Gabriel Celaya, presentador San Sebastián
Por lo visto, es inevitable identificar San Sebastián con esa parte privilegiada de la ciudad que se recuesta frente al mar. Sin embargo, muchos ciudadanos de San Sebastián viven en barrios cegados que ninguna guía turística invita a visitar; barrios donde la brisa llega raramente, mezclada con polvo y olores de asfalto. Parece inevitable, porque también los donostiarras -incluidos aquellos que dicen "voy a San Sebastián" para indicar que se trasladan al centro- se reconocen plenamente en la coquetería y la delicia de este escenario de cuento formado por la parte vieja, la bahía, con su pequeña isla sus playitas y sus tres montes. Es una tragedia cotidiana, porque está claro que hay dos clases de donostiarras: los que pueden mirar al mar y los que quieren mirar al mar.Tampoco el programa que Televisión Española emitió el miércoles en el espacio Esta es mi tierra, de la mano del entrañable poeta donostiarra Gabriel Celaya, se resistió a la tentación. Gabriel Celaya, convertido en guionista y presentador ocasional, escribió las mutaciones experimentadas por la ciudad, deteniéndose en un hecho histórico al que concede un cierto simbolismo: la ruptura de las murallas que rodeaban a San Sebastián, entonces plaza militar, y la creación de una ciudad civil, abierta, concepto que el poeta ha plasmado en alguna de sus obras. Quizá estuvo aquí el interés del programa, porque el resto se convirtió en un precipitado reportaje, nada original, donde abundaron los lugares comunes y el tópico folklórico en una carrera desenfrenada por abarcar todos aquellos aspectos que según los autores del programa de finen la personalidad de la ciudad y de sus habitantes.

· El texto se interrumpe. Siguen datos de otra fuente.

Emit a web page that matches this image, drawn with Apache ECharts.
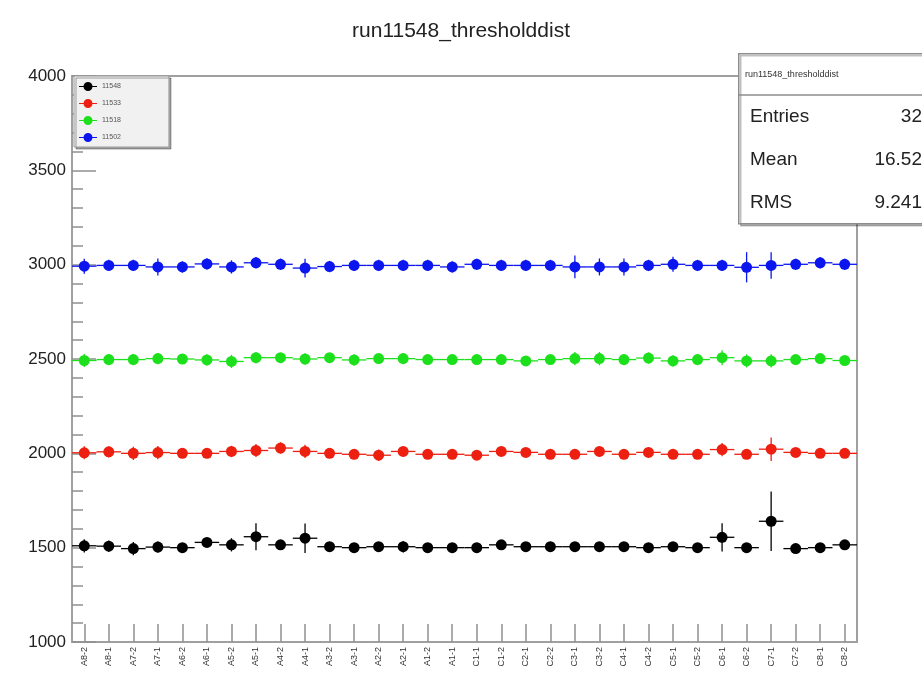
<!doctype html>
<html>
<head>
<meta charset="utf-8">
<script src="https://cdn.jsdelivr.net/npm/echarts@6/dist/echarts.min.js"></script>
<style>
  html, body { margin: 0; padding: 0; background: #fff; }
  #main { width: 922px; height: 683px; }
</style>
</head>
<body>
<div id="main"></div>
<script>
var chartTitle = 'run11548_thresholddist';

var channels = ['A8-2','A8-1','A7-2','A7-1','A6-2','A6-1','A5-2','A5-1','A4-2','A4-1','A3-2','A3-1','A2-2','A2-1','A1-2','A1-1',
                'C1-1','C1-2','C2-1','C2-2','C3-1','C3-2','C4-1','C4-2','C5-1','C5-2','C6-1','C6-2','C7-1','C7-2','C8-1','C8-2'];

var runNames = ['11548', '11533', '11518', '11502'];

// threshold values per channel
var run11548 = [1510,1508,1495,1503,1500,1528,1515,1558,1515,1550,1505,1500,1505,1505,1500,1500,
                1500,1515,1505,1505,1505,1505,1505,1500,1505,1500,1555,1500,1640,1495,1500,1515];
var run11533 = [2003,2008,2000,2004,2000,2000,2010,2015,2028,2010,2000,1995,1990,2010,1995,1995,
                1990,2010,2005,1995,1995,2010,1995,2005,1995,1995,2020,1995,2022,2005,2000,2000];
var run11518 = [2492,2497,2497,2502,2500,2495,2487,2507,2507,2500,2507,2495,2502,2502,2497,2497,
                2497,2497,2490,2497,2502,2502,2497,2505,2490,2497,2507,2490,2490,2497,2502,2492];
var run11502 = [2992,2996,2996,2988,2988,3004,2988,3010,3002,2982,2990,2996,2996,2996,2996,2988,
                3002,2996,2996,2996,2988,2988,2988,2996,3002,2996,2996,2986,2996,3002,3010,3002];

// vertical error bars
var err11548 = [35,30,35,30,25,25,35,72,25,78,25,20,25,30,25,25,
                20,25,20,20,20,20,20,20,20,20,75,20,158,20,20,25];
var err11533 = [35,30,35,35,25,25,30,35,30,35,25,25,30,25,25,25,
                25,25,25,25,25,25,25,25,25,25,35,25,62,25,25,25];
var err11518 = [35,30,30,30,25,30,35,30,25,30,25,30,25,30,25,25,
                25,25,25,25,35,35,30,30,30,30,40,35,35,25,25,25];
var err11502 = [40,30,30,45,30,30,35,30,30,50,30,30,30,30,30,30,
                30,30,30,30,60,45,45,30,40,30,30,80,70,30,30,30];

var yTicks = [1000, 1500, 2000, 2500, 3000, 3500, 4000];

var statLabels = ['Entries', 'Mean', 'RMS'];
var statValues = ['32', '16.52', '9.241'];

var colors = ['#000000', '#ec1f10', '#1de01d', '#0b16ee'];
var values = [run11548, run11533, run11518, run11502];
var errors = [err11548, err11533, err11518, err11502];

var font = '"Liberation Sans", Arial, Helvetica, sans-serif';
var legendIcon = 'path://M0,4.4H20V5.6H0Z M10,0A5,5 0 1 1 10,10A5,5 0 1 1 10,0Z';

function errBars(color) {
	return function (params, api) {
		var i = api.value(0), v = api.value(1), e = api.value(2);
		var c = api.coord([i, v]);
		var top = api.coord([i, v + e]);
		var bot = api.coord([i, v - e]);
		var hw = api.size([1, 0])[0] / 2;
		var st = { stroke: color, lineWidth: 1.3 };
		return {
			type: 'group',
			children: [
				{ type: 'line', shape: { x1: c[0] - hw, y1: c[1], x2: c[0] + hw, y2: c[1] }, style: st },
				{ type: 'line', shape: { x1: c[0], y1: top[1], x2: c[0], y2: bot[1] }, style: st }
			]
		};
	};
}

var series = [];
for (var k = 0; k < runNames.length; k++) {
	var errData = [], ptData = [];
	for (var i = 0; i < channels.length; i++) {
		errData.push([i, values[k][i], errors[k][i]]);
		ptData.push([i, values[k][i]]);
	}
	series.push({
		name: runNames[k] + ' err',
		type: 'custom',
		renderItem: errBars(colors[k]),
		data: errData,
		encode: { x: 0, y: 1 },
		z: 2,
		silent: true
	});
	series.push({
		name: runNames[k],
		type: 'scatter',
		data: ptData,
		symbol: 'circle',
		symbolSize: 11,
		itemStyle: { color: colors[k], opacity: 1 },
		z: 3
	});
}

var stats = [];
for (var s = 0; s < statLabels.length; s++) {
	stats.push({ type: 'text', left: 750, top: 107 + s * 43,
		style: { text: statLabels[s], font: '19px ' + font, fill: '#222' }, z: 21 });
	stats.push({ type: 'text', right: 0, top: 107 + s * 43,
		style: { text: statValues[s], font: '19px ' + font, fill: '#222', textAlign: 'right' }, z: 21 });
}

var chart = echarts.init(document.getElementById('main'));
chart.setOption({
	backgroundColor: '#ffffff',
	animation: false,
	title: {
		text: chartTitle,
		left: 'center',
		top: 16,
		textStyle: { fontFamily: font, fontSize: 21, fontWeight: 'normal', color: '#222' }
	},
	legend: {
		data: runNames.map(function (n) { return { name: n, icon: legendIcon }; }),
		orient: 'vertical',
		left: 74,
		top: 76,
		itemWidth: 18,
		itemHeight: 10,
		itemGap: 8,
		padding: [6, 48, 5, 5],
		backgroundColor: '#f1f1f1',
		borderColor: '#9a9a9a',
		borderWidth: 1,
		shadowColor: 'rgba(0,0,0,0.35)',
		shadowOffsetX: 2,
		shadowOffsetY: 2,
		textStyle: { fontFamily: font, fontSize: 7, color: '#555' }
	},
	grid: {
		left: 72, right: 65, top: 76, bottom: 41,
		show: true,
		borderColor: '#a0a0a0',
		borderWidth: 2,
		backgroundColor: '#ffffff'
	},
	xAxis: {
		type: 'category',
		data: channels,
		boundaryGap: true,
		axisLine: { show: false },
		axisTick: { show: true, inside: true, length: 18, alignWithLabel: true, interval: 0,
			lineStyle: { color: '#909090', width: 1.5 } },
		axisLabel: { interval: 0, rotate: 90, margin: 5, fontFamily: font, fontSize: 9, color: '#333' },
		splitLine: { show: false }
	},
	yAxis: {
		type: 'value',
		min: yTicks[0],
		max: yTicks[yTicks.length - 1],
		interval: 500,
		axisLine: { show: false },
		axisTick: { show: true, inside: true, length: 24, lineStyle: { color: '#909090', width: 1.5 } },
		minorTick: { show: true, splitNumber: 5, length: 11, lineStyle: { color: '#909090', width: 1.5 } },
		axisLabel: { margin: 6, fontFamily: font, fontSize: 17, color: '#222',
			formatter: function (v) { return String(v); } },
		splitLine: { show: false }
	},
	graphic: [
		{ type: 'rect', left: 738, top: 53, z: 20,
			shape: { width: 200, height: 170 },
			style: { fill: '#ffffff', stroke: '#8c8c8c', lineWidth: 1.5,
				shadowColor: 'rgba(0,0,0,0.25)', shadowOffsetX: 2, shadowOffsetY: 2 } },
		{ type: 'line', z: 21, shape: { x1: 738, y1: 95, x2: 922, y2: 95 },
			style: { stroke: '#8c8c8c', lineWidth: 1.5 } },
		{ type: 'text', left: 745, top: 70, z: 21,
			style: { text: chartTitle, font: '9px ' + font, fill: '#333' } }
	].concat(stats),
	series: series
});
</script>
</body>
</html>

La conclusión forzosa es que el donostiarra, como buen vasco, come, bebe y canta, juega a la pelota y baila. Como tienen playa, eso sí, los niños juegan mucho al fútbol y de ahí que salgan futuros Arconadas, que tantos triunfos dan a la Real Sociedad. Se dijo que los pescadores están siempre bien hermanados, y unas breves escenas del mercado remitieron directamente al comentarista a la sociedad idílica y pastoril con que soñaba Sabino Arana. Hubo, pues, fragilidad argumental y miopía junto al movimiento de una cámara aturdida que ni siquiera intentó recrearnos con una panorámica definitivamente hermosa.